By the time of his assassination in 1963, John F. Kennedy stood at the helm of the greatest power the world had ever seen, a booming American nation that he had steered through some of the most perilous diplomatic standoffs of the Cold War. Born in 1917 to a striving Irish American family that had become among Boston’s wealthiest, Kennedy knew political ambition from an early age, and his meteoric rise to become the youngest elected president cemented his status as one of the most mythologized figures in American history. And while hagiographic portrayals of his dazzling charisma, reports of his extramarital affairs, and disagreements over his political legacy have come and gone in the decades since his untimely death, these accounts all fail to capture the full person.
Beckoned by this gap in our historical knowledge, Fredrik Logevall has spent much of the last decade searching for the “real” JFK. The result of this prodigious effort is a sweeping two-volume biography that properly contextualizes Kennedy amidst the roiling American Century. This volume spans the first thirty-nine years of JFK’s life—from birth through his decision to run for president—to reveal his early relationships, his formative experiences during World War II, his ideas, his writings, his political aspirations. In examining these pre–White House years, Logevall shows us a more serious, independently minded Kennedy than we’ve previously known, whose distinct international sensibility would prepare him to enter national politics at a critical moment in modern U.S. history.

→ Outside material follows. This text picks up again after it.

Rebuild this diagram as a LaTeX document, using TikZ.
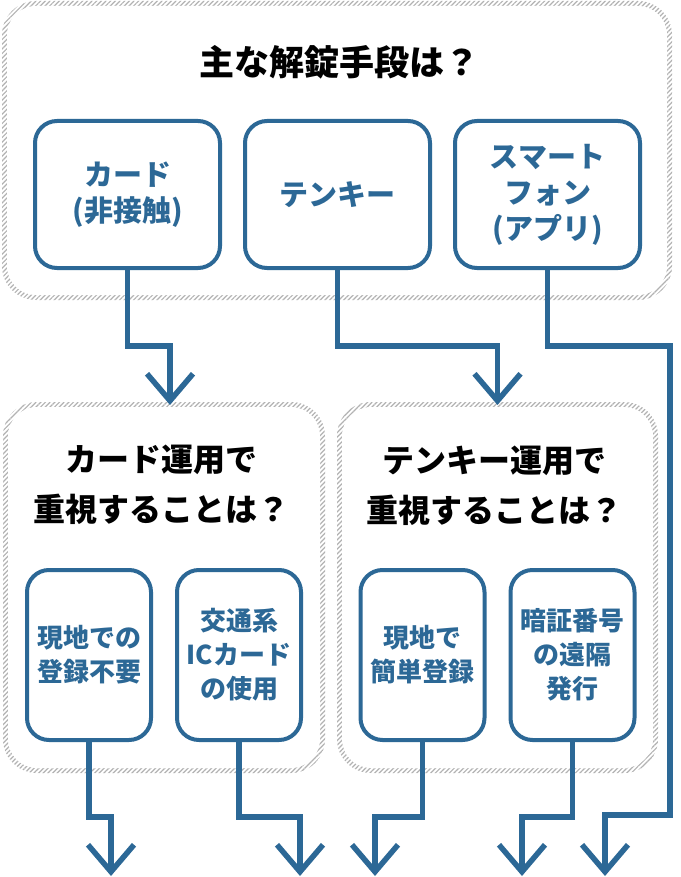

JFK: Coming of Age in the American Century, 1917–1956 is a sweeping history of the United States in the middle decades of the twentieth century, as well as the clearest portrait we have of this enigmatic American icon.
Fredrik Logevall is Laurence D. Belfer Professor of International Affairs and professor of history at Harvard University. A specialist on U.S. foreign-relations history and modern international history, he is the author or editor of nine books, most recently Embers of War, which won the Pulitzer Prize for History and the Francis Parkman Prize.
David Nasaw is the author of The Patriarch, selected by the New York Times as one of the Ten Best Books of the Year and a 2013 Pulitzer Prize Finalist in Biography; Andrew Carnegie, a New York Times Notable Book of the Year, the recipient of the New-York Historical Society's American History Book Prize, and a finalist for the Pulitzer Prize; and The Chief, which was awarded the Bancroft Prize for History and the J. Anthony Lukas Book Prize for Non-Fiction. He is a past president of the Society of American Historians, and up until 2019 he served as the Arthur M. Schlesinger, Jr. Professor of History at The Graduate Center, CUNY.